Она родилась в небольшом городке на юге России (подсмотрено в свидетельстве о рождении, которое после долгих поисков вдруг само выпало из шкафа и серо-зеленой бабочкой приземлилось у ног), но жила в Москве, в отлично отремонтированной двухкомнатной квартире, которая – внимание! – была ее собственной. Двушка в Безбожном переулке! Вы цену можете себе вообразить? Огарев не мог.
Откуда у тебя квартира, Маля?
Папа купил.
Судя по всему, пресловутый ее папа выбился в местные то ли бандиты, то ли бюрократы (это все труднее было различить, да, если честно, и не стоило мараться), и Маля, говоря о нем, всякий раз странно морщилась, словно вдруг наступала на недавно подвернутую ногу. Это Огарев понять как раз мог. Очень мог.
Хороший папа.
Толькобольшенебудемобэтомладно?
А мама твоя кто?
Она умерла.
Моя тоже умерла, Маля. Но до этого работала на почте. Она была…
Огарев подбирал слова – оказывается, это было трудно.

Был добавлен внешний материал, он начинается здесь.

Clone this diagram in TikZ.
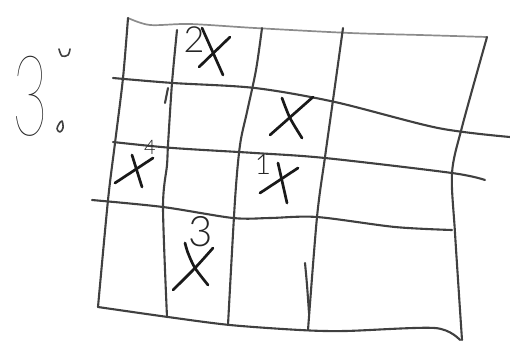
\documentclass[tikz,border=0pt]{standalone}
\usepackage{fontspec}
\newfontfamily\handlight{Lato Light}
\newfontfamily\handthin{Lato Thin}
\begin{document}
\begin{tikzpicture}[x=1pt,y=-1pt,
  gridline/.style={line width=2.1pt, draw=black!75, line cap=round, line join=round},
  faintline/.style={line width=1.7pt, draw=black!45, line cap=round},
  cross/.style={line width=2.7pt, draw=black!90, line cap=round},
  num/.style={inner sep=0pt, text=black!85, font=\handlight}]
\useasboundingbox (0,0) rectangle (510,349);
% outer frame
\draw[faintline] plot[smooth, tension=0.5] coordinates {(128,18) (150,25) (190,24) (255,28) (350,33) (420,35) (487,37)};
\draw[gridline] plot[smooth, tension=0.5] coordinates {(128,18) (123,78) (115,143) (108,200) (98,307)};
\draw[gridline] plot[smooth, tension=0.5] coordinates {(98,307) (168,317) (230,325) (300,330) (345,331) (435,328) (460,340)};
\draw[gridline] plot[smooth, tension=0.5] coordinates {(487,37) (462,127) (452,173) (455,233) (462,340)};
% horizontal lines
\draw[gridline] plot[smooth, tension=0.5] coordinates {(113,78) (173,83) (255,88) (335,102) (438,128) (510,137)};
\draw[gridline] plot[smooth, tension=0.5] coordinates {(113,142) (173,148) (255,153) (325,158) (452,173) (485,180)};
\draw[gridline] plot[smooth, tension=0.5] coordinates {(92,200) (163,207) (233,218) (270,218) (317,217) (395,227) (452,230)};
% vertical lines
\draw[gridline] plot[smooth, tension=0.5] coordinates {(177,30) (172,83) (168,145) (167,165) (163,207) (167,317)};
\draw[gridline] plot[smooth, tension=0.5] coordinates {(262,28) (256,70) (247,112) (240,145) (235,200) (228,325)};
\draw[gridline] plot[smooth, tension=0.5] coordinates {(343,28) (333,100) (325,157) (317,217) (308,330)};
\draw[gridline] plot[smooth, tension=0.5] coordinates {(305,263) (307,285) (309,313)};
% small tick under V1/H1
\draw[gridline] (168,88) -- (165,103);
% left symbol
\node[num, font=\handthin, xscale=0.55, anchor=center] (bigthree) at (30,96) {\fontsize{112}{112}\selectfont 3};
\draw[gridline, line width=1.6pt] plot[smooth, tension=0.6] coordinates {(59,49) (62,56) (68,55) (70,49)};
\draw[gridline, line width=1.6pt] plot[smooth cycle, tension=0.6] coordinates {(59,124) (62,121) (63,128) (60,132) (57,129)};
% marks in cells
\node[num] (n2) at (194,40) {\fontsize{36}{36}\selectfont 2};
\draw[cross] (199,67) -- (230,37);
\draw[cross] (202,28) -- (223,75);
\draw[cross] (270,135) -- (313,97);
\draw[cross] plot[smooth] coordinates {(282,98) (290,118) (302,138)};
\node[num] (n4) at (150,147) {\fontsize{20}{20}\selectfont 4};
\draw[cross] (115,183) -- (153,158);
\draw[cross] (132,155) -- (142,187);
\node[num] (n1) at (263,165) {\fontsize{28}{28}\selectfont 1};
\draw[cross] (260,193) -- (298,168);
\draw[cross] (278,163) -- (287,203);
\node[num] (n3) at (201,232) {\fontsize{42}{42}\selectfont 3};
\draw[cross] plot[smooth] coordinates {(173,290) (195,268) (213,248)};
\draw[cross] plot[smooth] coordinates {(185,243) (188,253) (195,268) (208,285)};
\end{tikzpicture}
\end{document}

Говорить о матери вслух. Вслух говорить о любви.
Так кем была твоя мама, Маля?
Моя мама была шалава!
Огарев даже вздрогнул, словно маленький Яшка, кучерявый, мертвый, смешной, вдруг дунул ему в ухо откуда-то издалека, с того – Огарев очень надеялся, что все-таки света.
Ладно, тогда вернемся к папе. Хорошо?
Нет. Не хорошо.
Она говорила – папа, но так, что это чуть туповатое, глухое, очень детское слово звучало будто плевок. Случайно проглотила что-то нестерпимо горькое, ядовитое – и мгновенно, по-мальчишески, сплюнула сквозь зубы.